Peters puts stamp on Hoosier Links


This affordable course measures long 7,400 yards

By John Erardi
The Cincinnati Enquirer

        MILAN, Ind. — Three-year-old Hoosier Links is a monstrous 7,400 yards from the back tees. Two par 5's are 620; another is 598. It's the longest public course in the Tristate.

        Some people assume that whoever designed, built and operates Hoosier Links must be golf's Marquis de Sade.

        But Dan Peters isn't.

        “I wanted to build a course on which women, juniors and seniors would have fun, and that the better players would also find challenging,” Peters said. “When you have a flat piece of farmland, there's not a lot you can do on a small budget to make it a test for the better golfers. Unless you make it long.”

        From the front tees it's fun; from the back, it's scary fun.

        The emphasis here is on the layout. A small budget didn't allow for bentgrass fairways (they're bluegrass) or sand bunkers (they aren't missed). Most importantly, the greens putt true.

        The 430-yard par-4 3rd hole features a small beech tree in the middle of the fairway about 350 yards off the tee. The green is guarded by a stream full of wild yellow primrose. The left side of the green on the 419-yard par-4 9th hole is guarded by a 50-foot high hickory tree. The 125-yard par-3 7th hole is the shortest, but arguably the best (and certainly the prettiest) hole here. The tee box is surrounded by pink-and-white flowering bushes and located on a spit of land that juts into the lake. The shot is all carry.

        These holes are typical of Peters' design philosophy: There is almost always something to aim at — or around.

        Hoosier Links' name pays homage to the movie, Hoosiers, about Milan High's 1954 improbable state basketball championship. But Hoosier Links stands on its own. It is a solid “country” design with monster 5's, big 4's and picturesque 3's.

        Peters, 62, was raised in Cheviot and Westwood and graduated from Elder High School. He had played some in Milan.

        He had worked for Messer Construction and majored in architecture and minored in civil engineering at the University of Cincinnati. At 43, Peters passed the players' test and business school to earn PGA membership.

        He owns and operates Miami Golf & Sports driving range in Miamitown (I-74 and Route 128) that is distinguished by an island green inside a 30-acre lake. The range is two-decked and heated.

        Peters bought Lakeside Golf Club in Milan in 1987 ... and then bought 160 acres more.

        Back in the early 1920s, Peters said, Lakeside had been a six-hole course next to a facility where alcoholics, some of them from Cincinnati, had come to dry out. But, after a scare about the safety of drinking the mineral water here, people stopped coming; a year later, the place burned.

        The course remained a six-hole course into the 1940s. Later, Alvin Heller, who is still the course superintendent here, bought some adjacent land and added three holes to make it a nine-hole track.

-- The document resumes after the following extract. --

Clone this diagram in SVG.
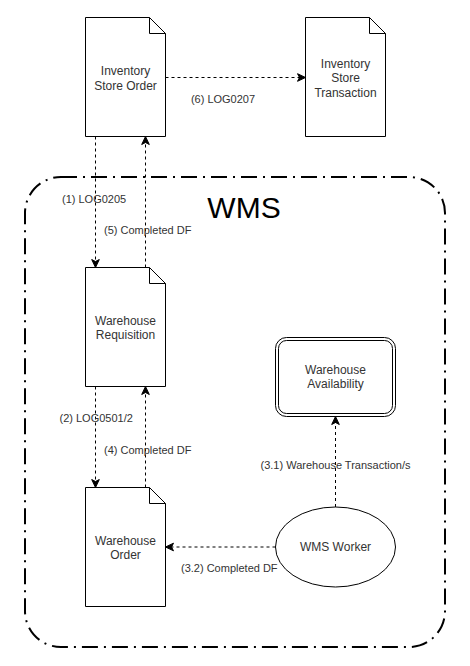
<svg xmlns="http://www.w3.org/2000/svg" width="470" height="666" viewBox="0 0 470 666">
<style>
.shape{fill:#fff;stroke:#000;stroke-width:1}
.fold{fill:none;stroke:#000;stroke-width:1}
.node-text{font-family:"Liberation Sans",Arial,sans-serif;font-size:12px;fill:#333;text-anchor:middle}
.lbl{font-family:"Liberation Sans",Arial,sans-serif;font-size:11px;fill:#333}
.conn{fill:none;stroke:#000;stroke-width:1;stroke-dasharray:3 3;marker-end:url(#arr)}
.container{fill:none;stroke:#000;stroke-width:2;stroke-dasharray:16 6 2 6}
.title{font-family:"Liberation Sans",Arial,sans-serif;font-size:30px;fill:#000;text-anchor:middle}
</style>
<defs>
<marker id="arr" markerUnits="userSpaceOnUse" markerWidth="10" markerHeight="10" viewBox="0 0 10 10" refX="9" refY="5" orient="auto">
<path d="M1,1.2 L9,5 L1,8.8 L3,5 Z" fill="#000" stroke="#000" stroke-width="1"/>
</marker>
</defs>
<rect width="470" height="666" fill="#fff"/>
<g id="wms">
<rect class="container" x="25" y="177" width="420" height="470" rx="36" ry="36"/>
<text class="title" x="244" y="218">WMS</text>
</g>
<g id="inventory-store-order">
<path class="shape" d="M85.5,17.5 H149.5 L165.5,33.5 V136.5 H85.5 Z"/>
<path class="fold" d="M149.5,17.5 V33.5 H165.5"/>
<text class="node-text" x="125.5" y="75">Inventory</text>
<text class="node-text" x="125.5" y="89.5">Store Order</text>
</g>
<g id="inventory-store-transaction">
<path class="shape" d="M305.5,17.5 H369.5 L385.5,33.5 V136.5 H305.5 Z"/>
<path class="fold" d="M369.5,17.5 V33.5 H385.5"/>
<text class="node-text" x="345.5" y="67.5">Inventory</text>
<text class="node-text" x="345.5" y="82">Store</text>
<text class="node-text" x="345.5" y="96.5">Transaction</text>
</g>
<g id="warehouse-requisition">
<path class="shape" d="M85.5,267.5 H149.5 L165.5,283.5 V386.5 H85.5 Z"/>
<path class="fold" d="M149.5,267.5 V283.5 H165.5"/>
<text class="node-text" x="125.5" y="324.5">Warehouse</text>
<text class="node-text" x="125.5" y="339">Requisition</text>
</g>
<g id="warehouse-order">
<path class="shape" d="M85.5,487.5 H149.5 L165.5,503.5 V606.5 H85.5 Z"/>
<path class="fold" d="M149.5,487.5 V503.5 H165.5"/>
<text class="node-text" x="125.5" y="544.5">Warehouse</text>
<text class="node-text" x="125.5" y="559">Order</text>
</g>
<g id="warehouse-availability">
<rect class="shape" x="275.5" y="337.5" width="120" height="79" rx="11" ry="11"/>
<rect class="fold" x="278.5" y="340.5" width="114" height="73" rx="8" ry="8"/>
<text class="node-text" x="335.5" y="373.5">Warehouse</text>
<text class="node-text" x="335.5" y="388">Availability</text>
</g>
<g id="wms-worker">
<ellipse class="shape" cx="335.5" cy="547" rx="60" ry="40"/>
<text class="node-text" x="335.5" y="551">WMS Worker</text>
</g>
<g id="connectors">
<path class="conn" d="M95.5,136.5 V267.5"/>
<path class="conn" d="M145.5,267.5 V136.5"/>
<path class="conn" d="M95.5,386.5 V487.5"/>
<path class="conn" d="M145.5,487.5 V386.5"/>
<path class="conn" d="M165.5,77.5 H305.5"/>
<path class="conn" d="M335.5,507 V416.5"/>
<path class="conn" d="M275.5,547 H165.5"/>
<text class="lbl" x="62" y="203">(1) LOG0205</text>
<text class="lbl" x="104" y="234">(5) Completed DF</text>
<text class="lbl" x="59.5" y="422">(2) LOG0501/2</text>
<text class="lbl" x="104" y="454">(4) Completed DF</text>
<text class="lbl" x="223" y="103" text-anchor="middle">(6) LOG0207</text>
<text class="lbl" x="260.5" y="469">(3.1) Warehouse Transaction/s</text>
<text class="lbl" x="181" y="572">(3.2) Completed DF</text>
</g>
</svg>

        Six years ago at a seminar, Peters asked golf-course architect Michael Hurdzan what should be the qualifications of somebody who wanted to design a course. Hurdzan mentioned a background in engineering and architecture. Peters nodded.

        “There's no reason why you can't design your own golf course,” Hurdzan told Peters.

        Peters redesigned six of Lakeside's original nine holes (putting three on the back and three on the front) and bulldozed the ground for fairways, built the greens, mounded the tees ... and renamed it all Hoosier Links. He and another fellow installed the irrigation system.

        Peters built 10 homes on the property and granted the homeowners lifetime playing membership. It encouraged development; there are 25 homes now.

        “We (wife Dianne and daughter Debbie Voss) believe that golf, like eggs, should be cheaper in the country,” Peters said.

        Eighteen holes with a cart is $28. The course is on Country Club Drive (just off Highway 350) a mile east of the town of Milan, a 42-mile drive from Cincinnati.